Menurut penulis, jumlah angka-angka di atas, sebenarnya sangatlah tidak sebanding dengan keuntungan yang didapatkan oleh segelintir oknum dari penghasilan ilegal logging. Penduduk juga dipaksa untuk merasakan pahitnya musibah yang tidak seimbang dengan keuntungan yang mereka peroleh.

Namun, amukan alam yang terjadi, Kamis (10/3) lalu, haruslah menjadi pelajaran penting bagi semua. Musibah seperti ini bukan tidak mungkin menimpa sejumlah daerah lainnya di Aceh nantinya, jika tata pengelolaan Sumber Daya Alam (SDA) tidak segera diperbaharui.

Pemerintah Aceh seharusnya dapat lebih jeli dalam melihat kondisi daerah ini pasca banjir Tangse. Pasalnya, Provinsi Aceh merupakan daerah yang paling rentan dengan bencana alam pasca gempa dan musibah tsunami yang menimpa daerah ini pada 26 Desember 2004 lalu.

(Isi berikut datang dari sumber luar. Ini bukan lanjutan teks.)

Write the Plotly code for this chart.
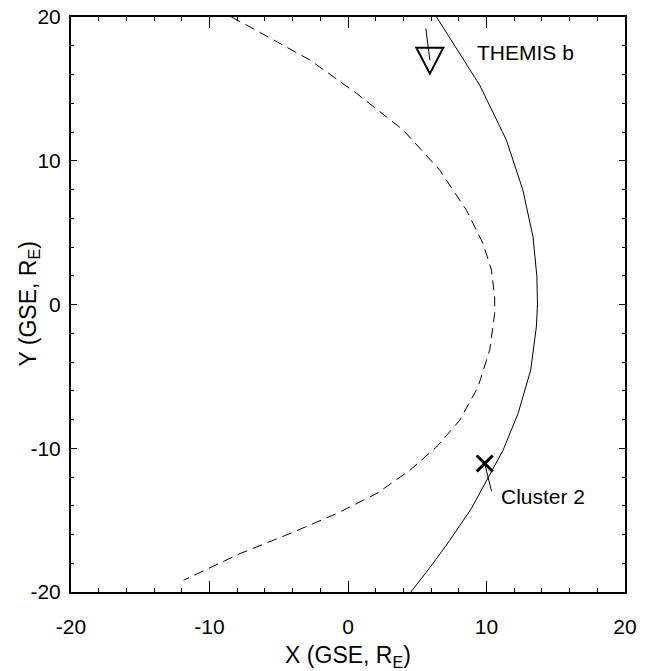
import plotly.graph_objects as go

# Bow shock model (solid)
bs_x = [6.39, 9.51, 11.44, 12.63, 13.36, 13.64, 13.68, 13.60, 13.19, 12.28, 11.20, 10.00, 8.91, 7.35, 6.15, 4.54]
bs_y = [20.0, 15.26, 11.43, 7.95, 4.70, 1.92, 0.0, -1.56, -4.57, -7.58, -10.13, -12.22, -14.19, -16.40, -18.00, -20.0]

# Magnetopause model (dashed)
mp_x = [-8.42, -7.06, -2.74, 0.63, 3.99, 6.63, 8.55, 9.75, 10.36, 10.59, 10.59, 10.23, 9.39, 8.07, 6.39, 4.47, 2.07, -0.81, -4.18, -7.78, -11.87]
mp_y = [20.0, 19.3, 17.0, 14.68, 12.13, 9.34, 6.56, 4.24, 2.39, 0.53, -0.63, -3.18, -5.73, -8.05, -9.91, -11.53, -13.15, -14.54, -15.93, -17.32, -19.18]

# Spacecraft trajectories and positions
themis_tx = [5.62, 5.91]
themis_ty = [19.2, 17.0]
themis_pos = (5.91, 17.0)
cluster_tx = [9.87, 10.36]
cluster_ty = [-11.06, -12.97]
cluster_pos = (9.87, -11.06)

labels = ["THEMIS b", "Cluster 2"]
label_x = [9.15, 10.88]
label_y = [17.55, -13.34]

tick_vals = [-20, -10, 0, 10, 20]
tick_text = ["-20", "-10", "0", "10", "20"]

x_title = "X (GSE, R<sub>E</sub>)"
y_title = "Y (GSE, R<sub>E</sub>)"

FONT = "Arial, Liberation Sans, sans-serif"

fig = go.Figure()
fig.add_trace(go.Scatter(x=mp_x, y=mp_y, mode="lines",
                         line=dict(color="black", width=1, dash="10px,6px"), hoverinfo="skip"))
fig.add_trace(go.Scatter(x=bs_x, y=bs_y, mode="lines",
                         line=dict(color="black", width=1), hoverinfo="skip"))
fig.add_trace(go.Scatter(x=themis_tx, y=themis_ty, mode="lines",
                         line=dict(color="black", width=1), hoverinfo="skip"))
fig.add_trace(go.Scatter(x=cluster_tx, y=cluster_ty, mode="lines",
                         line=dict(color="black", width=1), hoverinfo="skip"))
fig.add_trace(go.Scatter(x=[cluster_pos[0]], y=[cluster_pos[1]], mode="markers",
                         marker=dict(symbol="x-thin-open", size=16, color="black",
                                     line=dict(color="black", width=3)), hoverinfo="skip"))

# THEMIS b open triangle, anchored at its data position
fig.add_shape(type="path", xref="x", yref="y", xsizemode="pixel", ysizemode="pixel",
              xanchor=themis_pos[0], yanchor=themis_pos[1],
              path="M-13.5,12.5 L13.5,12.5 L0,-13.5 Z",
              line=dict(color="black", width=2), fillcolor="rgba(0,0,0,0)")

for t, lx, ly in zip(labels, label_x, label_y):
    fig.add_annotation(x=lx, y=ly, text=t, showarrow=False, xanchor="left", yanchor="middle",
                       font=dict(family=FONT, size=21, color="black"))

# Y axis title as a rotated annotation (placed closer to the tick labels than standoff allows)
fig.add_annotation(xref="paper", yref="paper", x=-0.0757, y=0.5, text=y_title,
                   textangle=-90, showarrow=False, xanchor="center", yanchor="middle",
                   font=dict(family=FONT, size=23, color="black"))

axis_common = dict(range=[-20, 20], tickvals=tick_vals, ticktext=tick_text,
                   ticks="inside", showline=True, linecolor="black", linewidth=2,
                   mirror="allticks", showgrid=False, zeroline=False,
                   tickcolor="black", tickwidth=1,
                   tickfont=dict(family=FONT, size=21, color="black"))

fig.update_xaxes(**axis_common, ticklen=11, ticklabelstandoff=15,
                 minor=dict(dtick=2, ticks="inside", ticklen=4, tickcolor="black", tickwidth=1, showgrid=False),
                 title=dict(text=x_title, standoff=12,
                            font=dict(family=FONT, size=23, color="black")))
fig.update_yaxes(**axis_common, ticklen=6, ticklabelstandoff=4,
                 minor=dict(dtick=2, ticks="inside", ticklen=3, tickcolor="black", tickwidth=1, showgrid=False))

fig.update_layout(width=651, height=671, showlegend=False,
                  margin=dict(l=70.5, r=25.5, t=17, b=79, autoexpand=False),
                  plot_bgcolor="white", paper_bgcolor="white")

fig.write_html("out.html", config={"displayModeBar": False},
               post_script="document.body.style.margin='0px';document.body.style.overflow='hidden';")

Selain itu, bencana alam berupa banjir bandang seperti yang terjadi di Tangse juga bukanlah musibah alam yang pertama yang menimpa Aceh. Artinya, kesiapan dan kewaspadaan dari Pemerintah Aceh dan badan terkait, terhadap bencana alam harusnya jauh lebih.

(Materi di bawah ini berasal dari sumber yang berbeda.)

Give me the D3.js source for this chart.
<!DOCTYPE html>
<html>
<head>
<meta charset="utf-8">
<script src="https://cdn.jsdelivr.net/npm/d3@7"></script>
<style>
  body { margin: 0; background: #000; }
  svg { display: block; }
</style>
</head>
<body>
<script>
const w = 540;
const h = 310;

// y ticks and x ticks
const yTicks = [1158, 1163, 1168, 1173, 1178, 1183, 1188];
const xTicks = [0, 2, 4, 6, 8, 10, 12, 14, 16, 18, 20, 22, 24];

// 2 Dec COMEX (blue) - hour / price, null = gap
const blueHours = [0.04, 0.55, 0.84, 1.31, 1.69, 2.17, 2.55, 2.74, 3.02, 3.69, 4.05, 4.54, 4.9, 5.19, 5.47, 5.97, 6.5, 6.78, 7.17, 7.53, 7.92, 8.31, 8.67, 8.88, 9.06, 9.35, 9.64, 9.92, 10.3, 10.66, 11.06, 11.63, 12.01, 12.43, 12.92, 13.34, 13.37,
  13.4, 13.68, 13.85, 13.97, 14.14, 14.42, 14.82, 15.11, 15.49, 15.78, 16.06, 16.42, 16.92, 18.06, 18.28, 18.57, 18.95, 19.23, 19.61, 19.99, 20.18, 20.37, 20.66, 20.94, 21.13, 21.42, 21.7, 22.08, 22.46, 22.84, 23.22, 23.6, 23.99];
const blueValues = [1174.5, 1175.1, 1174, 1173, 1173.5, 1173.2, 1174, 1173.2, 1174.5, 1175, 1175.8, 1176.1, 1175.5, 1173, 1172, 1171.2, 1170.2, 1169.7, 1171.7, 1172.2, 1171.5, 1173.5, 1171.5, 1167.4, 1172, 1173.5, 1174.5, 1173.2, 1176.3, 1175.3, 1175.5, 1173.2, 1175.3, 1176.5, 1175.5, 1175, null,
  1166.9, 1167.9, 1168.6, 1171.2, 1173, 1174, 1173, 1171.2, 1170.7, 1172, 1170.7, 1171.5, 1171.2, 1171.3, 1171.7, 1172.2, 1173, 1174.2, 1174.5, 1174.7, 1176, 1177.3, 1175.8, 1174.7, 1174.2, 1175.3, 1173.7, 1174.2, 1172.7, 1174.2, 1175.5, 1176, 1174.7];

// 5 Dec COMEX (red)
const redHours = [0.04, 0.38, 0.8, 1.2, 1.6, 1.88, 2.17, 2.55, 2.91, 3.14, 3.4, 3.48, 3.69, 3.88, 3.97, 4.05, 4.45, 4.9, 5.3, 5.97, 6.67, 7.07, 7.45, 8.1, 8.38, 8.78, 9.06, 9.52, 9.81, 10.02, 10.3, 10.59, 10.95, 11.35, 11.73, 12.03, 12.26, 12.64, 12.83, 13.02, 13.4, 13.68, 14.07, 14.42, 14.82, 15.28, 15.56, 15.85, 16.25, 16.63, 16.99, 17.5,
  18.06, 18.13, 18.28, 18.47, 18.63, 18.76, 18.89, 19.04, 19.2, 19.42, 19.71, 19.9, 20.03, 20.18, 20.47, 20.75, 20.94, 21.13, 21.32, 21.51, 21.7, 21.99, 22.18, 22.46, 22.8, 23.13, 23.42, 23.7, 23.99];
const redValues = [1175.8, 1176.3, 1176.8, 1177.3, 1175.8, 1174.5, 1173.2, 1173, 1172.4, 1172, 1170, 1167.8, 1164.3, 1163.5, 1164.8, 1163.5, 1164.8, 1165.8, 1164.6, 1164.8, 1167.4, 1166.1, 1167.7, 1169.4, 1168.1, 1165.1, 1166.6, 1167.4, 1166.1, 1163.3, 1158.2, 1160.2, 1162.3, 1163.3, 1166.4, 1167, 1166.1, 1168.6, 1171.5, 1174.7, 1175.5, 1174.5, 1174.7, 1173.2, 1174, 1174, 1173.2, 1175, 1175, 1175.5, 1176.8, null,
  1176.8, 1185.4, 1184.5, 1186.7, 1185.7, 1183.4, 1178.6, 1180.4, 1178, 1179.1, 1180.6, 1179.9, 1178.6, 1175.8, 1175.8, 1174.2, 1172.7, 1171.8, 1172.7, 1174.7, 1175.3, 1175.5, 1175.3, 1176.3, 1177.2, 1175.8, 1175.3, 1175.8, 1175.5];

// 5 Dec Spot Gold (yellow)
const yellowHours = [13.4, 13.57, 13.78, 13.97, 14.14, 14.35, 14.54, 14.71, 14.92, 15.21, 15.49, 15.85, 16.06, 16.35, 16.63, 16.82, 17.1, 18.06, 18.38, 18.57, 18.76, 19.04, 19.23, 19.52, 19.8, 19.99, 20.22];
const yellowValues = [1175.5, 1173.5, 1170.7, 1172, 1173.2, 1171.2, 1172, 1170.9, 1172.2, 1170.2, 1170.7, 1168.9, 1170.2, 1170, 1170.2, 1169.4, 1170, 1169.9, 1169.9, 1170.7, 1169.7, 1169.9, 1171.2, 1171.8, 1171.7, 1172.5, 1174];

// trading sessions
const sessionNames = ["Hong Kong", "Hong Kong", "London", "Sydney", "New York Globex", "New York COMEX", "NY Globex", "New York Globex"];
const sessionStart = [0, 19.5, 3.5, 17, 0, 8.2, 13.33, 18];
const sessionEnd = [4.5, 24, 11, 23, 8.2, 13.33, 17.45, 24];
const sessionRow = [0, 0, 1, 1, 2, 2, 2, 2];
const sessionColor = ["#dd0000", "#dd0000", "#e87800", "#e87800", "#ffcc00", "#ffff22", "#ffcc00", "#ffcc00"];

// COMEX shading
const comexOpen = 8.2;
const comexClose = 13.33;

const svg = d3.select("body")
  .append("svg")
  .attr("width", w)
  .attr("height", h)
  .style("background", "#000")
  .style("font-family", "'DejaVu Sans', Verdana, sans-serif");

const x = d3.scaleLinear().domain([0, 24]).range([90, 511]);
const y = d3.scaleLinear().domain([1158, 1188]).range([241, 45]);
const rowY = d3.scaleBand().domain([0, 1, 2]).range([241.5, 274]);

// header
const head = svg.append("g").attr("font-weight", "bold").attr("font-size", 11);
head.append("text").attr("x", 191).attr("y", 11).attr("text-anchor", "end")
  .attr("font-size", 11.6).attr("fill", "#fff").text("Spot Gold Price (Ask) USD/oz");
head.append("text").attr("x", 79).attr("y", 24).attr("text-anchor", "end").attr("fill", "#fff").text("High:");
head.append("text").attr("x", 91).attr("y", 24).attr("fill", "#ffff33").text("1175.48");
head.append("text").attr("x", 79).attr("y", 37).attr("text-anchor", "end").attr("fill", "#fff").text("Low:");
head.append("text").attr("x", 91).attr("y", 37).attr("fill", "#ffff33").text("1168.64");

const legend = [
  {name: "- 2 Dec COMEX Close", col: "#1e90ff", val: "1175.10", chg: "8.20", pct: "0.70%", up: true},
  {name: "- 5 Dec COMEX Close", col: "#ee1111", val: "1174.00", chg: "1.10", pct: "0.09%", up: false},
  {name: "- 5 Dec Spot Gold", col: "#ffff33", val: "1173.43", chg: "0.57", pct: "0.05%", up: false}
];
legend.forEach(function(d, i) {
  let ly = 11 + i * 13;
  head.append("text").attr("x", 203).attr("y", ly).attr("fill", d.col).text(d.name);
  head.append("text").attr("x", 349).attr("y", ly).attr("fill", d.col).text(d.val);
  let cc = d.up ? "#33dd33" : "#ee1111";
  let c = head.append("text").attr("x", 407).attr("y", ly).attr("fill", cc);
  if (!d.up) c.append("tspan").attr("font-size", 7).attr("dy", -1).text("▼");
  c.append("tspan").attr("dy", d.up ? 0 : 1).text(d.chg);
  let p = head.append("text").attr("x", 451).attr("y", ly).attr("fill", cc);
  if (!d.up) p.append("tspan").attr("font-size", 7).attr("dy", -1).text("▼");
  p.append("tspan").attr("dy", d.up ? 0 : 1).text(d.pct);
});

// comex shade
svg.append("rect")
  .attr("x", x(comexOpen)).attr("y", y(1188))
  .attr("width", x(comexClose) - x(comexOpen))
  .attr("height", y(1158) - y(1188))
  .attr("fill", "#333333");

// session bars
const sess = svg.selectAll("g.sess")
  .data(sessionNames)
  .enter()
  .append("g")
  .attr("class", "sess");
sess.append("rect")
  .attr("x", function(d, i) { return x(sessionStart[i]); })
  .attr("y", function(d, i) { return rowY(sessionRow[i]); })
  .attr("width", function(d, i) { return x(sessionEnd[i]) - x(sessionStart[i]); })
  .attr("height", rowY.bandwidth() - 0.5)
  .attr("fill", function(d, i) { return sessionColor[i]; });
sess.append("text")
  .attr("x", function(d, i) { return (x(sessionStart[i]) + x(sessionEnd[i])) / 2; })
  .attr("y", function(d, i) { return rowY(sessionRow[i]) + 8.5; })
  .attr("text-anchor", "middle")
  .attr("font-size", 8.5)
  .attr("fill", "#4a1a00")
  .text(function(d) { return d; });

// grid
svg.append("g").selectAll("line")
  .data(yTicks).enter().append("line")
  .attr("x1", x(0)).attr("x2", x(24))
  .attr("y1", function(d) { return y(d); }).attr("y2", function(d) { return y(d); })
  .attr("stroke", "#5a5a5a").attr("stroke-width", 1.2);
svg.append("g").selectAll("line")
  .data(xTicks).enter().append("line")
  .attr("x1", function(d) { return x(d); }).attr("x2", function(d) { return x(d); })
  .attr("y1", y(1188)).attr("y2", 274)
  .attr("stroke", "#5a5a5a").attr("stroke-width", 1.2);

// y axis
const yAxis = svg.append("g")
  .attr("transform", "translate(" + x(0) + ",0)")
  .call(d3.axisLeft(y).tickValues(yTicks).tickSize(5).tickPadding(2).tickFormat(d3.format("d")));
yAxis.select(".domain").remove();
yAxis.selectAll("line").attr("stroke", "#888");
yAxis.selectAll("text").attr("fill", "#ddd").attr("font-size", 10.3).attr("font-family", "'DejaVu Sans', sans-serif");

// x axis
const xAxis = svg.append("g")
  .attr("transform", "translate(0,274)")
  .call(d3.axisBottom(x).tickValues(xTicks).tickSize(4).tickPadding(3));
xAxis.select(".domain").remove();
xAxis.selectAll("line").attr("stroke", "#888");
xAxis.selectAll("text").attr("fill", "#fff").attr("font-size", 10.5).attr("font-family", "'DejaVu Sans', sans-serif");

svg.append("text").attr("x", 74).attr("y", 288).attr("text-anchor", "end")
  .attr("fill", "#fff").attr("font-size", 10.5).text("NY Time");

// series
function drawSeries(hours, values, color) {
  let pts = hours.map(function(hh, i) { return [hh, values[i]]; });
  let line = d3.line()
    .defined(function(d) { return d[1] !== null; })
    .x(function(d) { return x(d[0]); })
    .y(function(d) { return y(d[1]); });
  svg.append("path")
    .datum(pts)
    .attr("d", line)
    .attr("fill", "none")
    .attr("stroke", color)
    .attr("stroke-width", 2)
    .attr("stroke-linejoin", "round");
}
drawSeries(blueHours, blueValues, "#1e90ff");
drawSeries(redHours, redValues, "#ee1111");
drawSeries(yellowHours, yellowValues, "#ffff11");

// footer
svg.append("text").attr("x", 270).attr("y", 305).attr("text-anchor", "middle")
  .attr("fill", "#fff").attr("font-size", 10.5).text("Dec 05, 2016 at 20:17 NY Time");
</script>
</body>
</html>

Pemerintah Aceh juga perlu meningkatkan sosialisasi tentang bahaya bencana alam bagi masyarakat serta dampak dari perilaku pembalakan liar. Jangan sampai, kasus yang terjadi di Tangse kembali berupa di tempat lain dengan jumlah korban yang jauh lebih besar.

Sedangkan untuk penanganan khusus gunung Tangse pasca banjir perlu perhatian dari semua pihak. Kesadaran tersebut penting akan longsor yang dikhawatirkan oleh warga setempat tidak terjadi.